Предчувствуя силовое поле вечности над волнами времени, человеческий дух прикасается к тайне инобытия. Все религии мира говорят об этой тайне определённо: мир запредельный (мир горний, трансцендентный, нирвана — какими религиозными или философскими терминами ни определяй его) находится вне времени. Внеземное бытие и вечность суть одно. Человеческому уму непостижимо это, но тем притягательнее тайна неведомого. Время становится для человека знаком падшести мира. И само ощущение времени порою становится одним из отражений земной греховности. Все эти проблемы, быть может, и не сознаются на уровне повседневного существования, но художественное сознание пройти мимо них не может. Перед художником возникает соблазн хоть в малой доле испытать утраченное догреховное состояние.
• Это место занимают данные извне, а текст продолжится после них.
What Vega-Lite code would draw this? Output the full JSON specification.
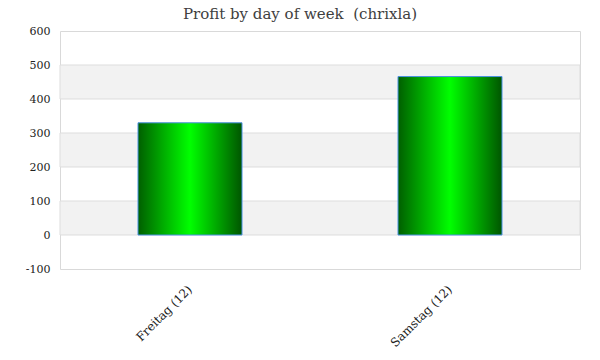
{
  "$schema": "https://vega.github.io/schema/vega-lite/v6.json",
  "width": 520,
  "height": 238,
  "autosize": "none",
  "padding": {"left": 60, "top": 31, "right": 20, "bottom": 91},
  "background": "white",
  "title": {
    "text": "Profit by day of week \u00a0(chrixla)",
    "font": "DejaVu Serif",
    "fontSize": 15,
    "fontWeight": "normal",
    "color": "#404040",
    "anchor": "middle",
    "dx": -20,
    "offset": 3
  },
  "config": {
    "view": {"stroke": "#d9d9d9", "strokeWidth": 1},
    "axis": {"labelFont": "DejaVu Serif", "labelColor": "#222222", "labelFontSize": 11}
  },
  "datasets": {
    "bands": [
      {"lo": 0, "hi": 100},
      {"lo": 200, "hi": 300},
      {"lo": 400, "hi": 500}
    ],
    "profit": [
      {"day": "Freitag (12)", "profit": 330},
      {"day": "Samstag (12)", "profit": 466}
    ]
  },
  "layer": [
    {
      "data": {"name": "bands"},
      "mark": {"type": "rect", "color": "#f2f2f2", "stroke": "#dddddd", "strokeWidth": 1},
      "encoding": {
        "y": {
          "field": "lo", "type": "quantitative", "title": null,
          "scale": {"domain": [-100, 600], "nice": false, "zero": false},
          "axis": {"values": [-100, 0, 100, 200, 300, 400, 500, 600], "labelOverlap": false, "labelExpr": "'' + datum.value", "ticks": false, "domain": false, "grid": false, "labelPadding": 10}
        },
        "y2": {"field": "hi"}
      }
    },
    {
      "data": {"name": "profit"},
      "mark": {
        "type": "bar",
        "stroke": "#4a90e2",
        "strokeWidth": 1,
        "fill": {
          "gradient": "linear",
          "x1": 0, "x2": 1, "y1": 0, "y2": 0,
          "stops": [
            {"offset": 0, "color": "#005f00"},
            {"offset": 0.5, "color": "#00ff00"},
            {"offset": 1, "color": "#005500"}
          ]
        }
      },
      "encoding": {
        "x": {
          "field": "day",
          "type": "nominal",
          "sort": null,
          "title": null,
          "scale": {"paddingInner": 0.6, "paddingOuter": 0.3},
          "axis": {"labelAngle": -45, "labelAlign": "right", "labelBaseline": "middle", "ticks": false, "domain": false, "labelPadding": 18, "labelFontSize": 12}
        },
        "y": {
          "field": "profit",
          "type": "quantitative",
          "title": null,
          "scale": {"domain": [-100, 600], "nice": false, "zero": false},
          "axis": {"values": [-100, 0, 100, 200, 300, 400, 500, 600], "labelOverlap": false, "labelExpr": "'' + datum.value", "ticks": false, "domain": false, "grid": false, "labelPadding": 10}
        }
      }
    }
  ]
}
Может мелькнуть в этом сознании и догадка, видимость художественного озарения: а не иллюзия ли то вообще — время? Если так, то не задача ли художника — вырваться из объятий иллюзии-времени, познать вечность.
Вот здесь-то мы и встречаемся с одним из великим соблазнов искусства. Легко впасть в заблуждение, приписав искусству сакральную цель: осуществить эстетический прорыв из мира видимого и реального в некое вневременное инобытие. В этот соблазн и практики и теоретики художественного творчества впадали многократно.